### [Dataset extract]
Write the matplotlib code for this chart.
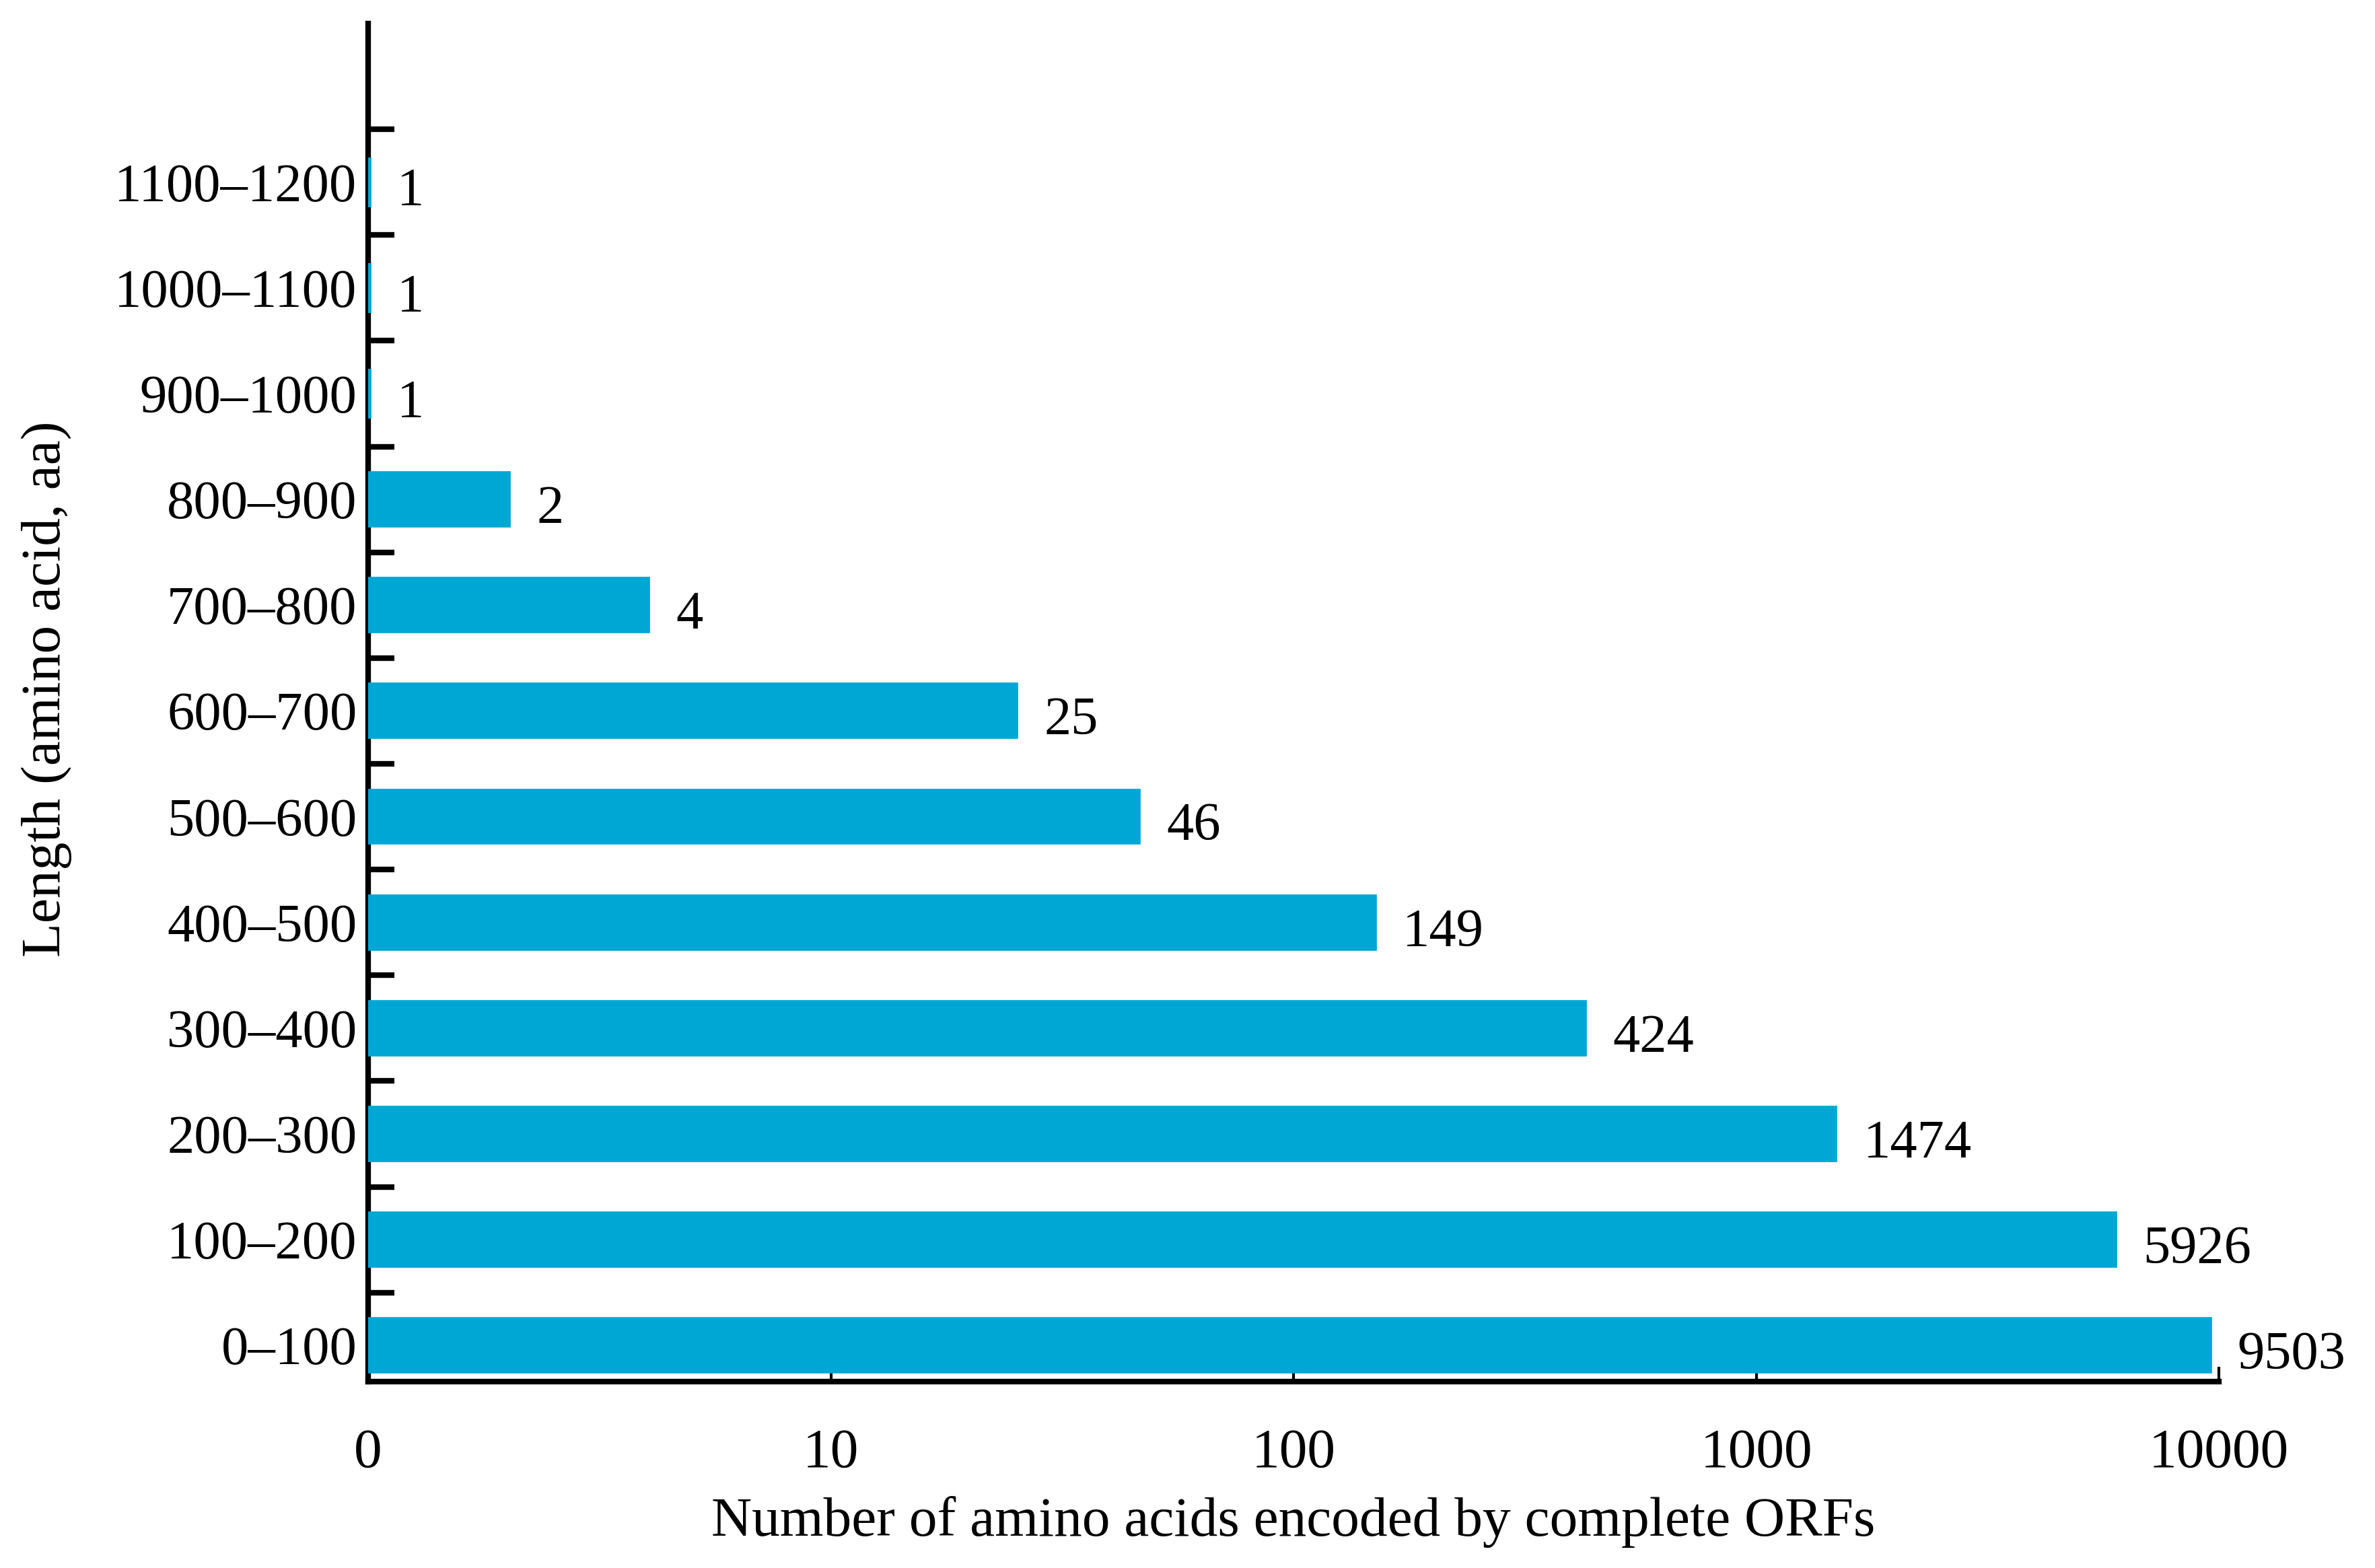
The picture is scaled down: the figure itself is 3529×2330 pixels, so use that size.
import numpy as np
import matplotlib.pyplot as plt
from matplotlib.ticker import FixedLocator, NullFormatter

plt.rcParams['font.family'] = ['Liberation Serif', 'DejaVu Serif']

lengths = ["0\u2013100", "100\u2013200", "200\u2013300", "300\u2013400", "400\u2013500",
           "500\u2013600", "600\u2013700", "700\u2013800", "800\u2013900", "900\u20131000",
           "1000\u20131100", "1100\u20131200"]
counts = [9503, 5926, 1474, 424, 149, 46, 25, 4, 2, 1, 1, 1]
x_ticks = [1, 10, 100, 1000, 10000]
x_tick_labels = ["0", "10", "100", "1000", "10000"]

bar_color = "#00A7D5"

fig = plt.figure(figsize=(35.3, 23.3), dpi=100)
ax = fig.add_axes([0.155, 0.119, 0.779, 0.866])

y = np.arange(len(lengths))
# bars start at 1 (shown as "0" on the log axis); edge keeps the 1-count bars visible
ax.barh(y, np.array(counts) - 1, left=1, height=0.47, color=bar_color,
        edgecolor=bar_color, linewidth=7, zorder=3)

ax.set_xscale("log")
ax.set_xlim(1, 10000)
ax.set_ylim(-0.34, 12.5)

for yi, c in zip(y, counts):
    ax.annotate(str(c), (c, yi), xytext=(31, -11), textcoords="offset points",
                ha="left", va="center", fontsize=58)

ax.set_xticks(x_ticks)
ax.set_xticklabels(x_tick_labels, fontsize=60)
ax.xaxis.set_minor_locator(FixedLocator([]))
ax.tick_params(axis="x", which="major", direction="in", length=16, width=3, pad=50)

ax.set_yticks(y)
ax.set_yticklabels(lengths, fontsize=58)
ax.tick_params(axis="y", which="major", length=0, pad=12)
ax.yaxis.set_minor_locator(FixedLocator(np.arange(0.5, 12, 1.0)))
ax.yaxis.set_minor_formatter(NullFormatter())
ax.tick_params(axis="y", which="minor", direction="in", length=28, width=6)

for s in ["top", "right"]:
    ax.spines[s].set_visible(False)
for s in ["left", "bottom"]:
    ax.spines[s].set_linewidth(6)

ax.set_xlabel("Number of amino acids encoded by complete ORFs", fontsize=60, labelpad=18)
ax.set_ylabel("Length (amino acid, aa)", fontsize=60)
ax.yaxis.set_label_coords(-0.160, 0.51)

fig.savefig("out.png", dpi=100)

### [What the exercise asks]
Return only the lines running from the top of the data to the line that holds "ax.spines[s].set_linewidth(6)". Include both of those lines, but skip the pictures.

### [Written response]
Write the matplotlib code for this chart.
The picture is scaled down: the figure itself is 3529×2330 pixels, so use that size.
import numpy as np
import matplotlib.pyplot as plt
from matplotlib.ticker import FixedLocator, NullFormatter

plt.rcParams['font.family'] = ['Liberation Serif', 'DejaVu Serif']

lengths = ["0\u2013100", "100\u2013200", "200\u2013300", "300\u2013400", "400\u2013500",
           "500\u2013600", "600\u2013700", "700\u2013800", "800\u2013900", "900\u20131000",
           "1000\u20131100", "1100\u20131200"]
counts = [9503, 5926, 1474, 424, 149, 46, 25, 4, 2, 1, 1, 1]
x_ticks = [1, 10, 100, 1000, 10000]
x_tick_labels = ["0", "10", "100", "1000", "10000"]

bar_color = "#00A7D5"

fig = plt.figure(figsize=(35.3, 23.3), dpi=100)
ax = fig.add_axes([0.155, 0.119, 0.779, 0.866])

y = np.arange(len(lengths))
# bars start at 1 (shown as "0" on the log axis); edge keeps the 1-count bars visible
ax.barh(y, np.array(counts) - 1, left=1, height=0.47, color=bar_color,
        edgecolor=bar_color, linewidth=7, zorder=3)

ax.set_xscale("log")
ax.set_xlim(1, 10000)
ax.set_ylim(-0.34, 12.5)

for yi, c in zip(y, counts):
    ax.annotate(str(c), (c, yi), xytext=(31, -11), textcoords="offset points",
                ha="left", va="center", fontsize=58)

ax.set_xticks(x_ticks)
ax.set_xticklabels(x_tick_labels, fontsize=60)
ax.xaxis.set_minor_locator(FixedLocator([]))
ax.tick_params(axis="x", which="major", direction="in", length=16, width=3, pad=50)

ax.set_yticks(y)
ax.set_yticklabels(lengths, fontsize=58)
ax.tick_params(axis="y", which="major", length=0, pad=12)
ax.yaxis.set_minor_locator(FixedLocator(np.arange(0.5, 12, 1.0)))
ax.yaxis.set_minor_formatter(NullFormatter())
ax.tick_params(axis="y", which="minor", direction="in", length=28, width=6)

for s in ["top", "right"]:
    ax.spines[s].set_visible(False)
for s in ["left", "bottom"]:
    ax.spines[s].set_linewidth(6)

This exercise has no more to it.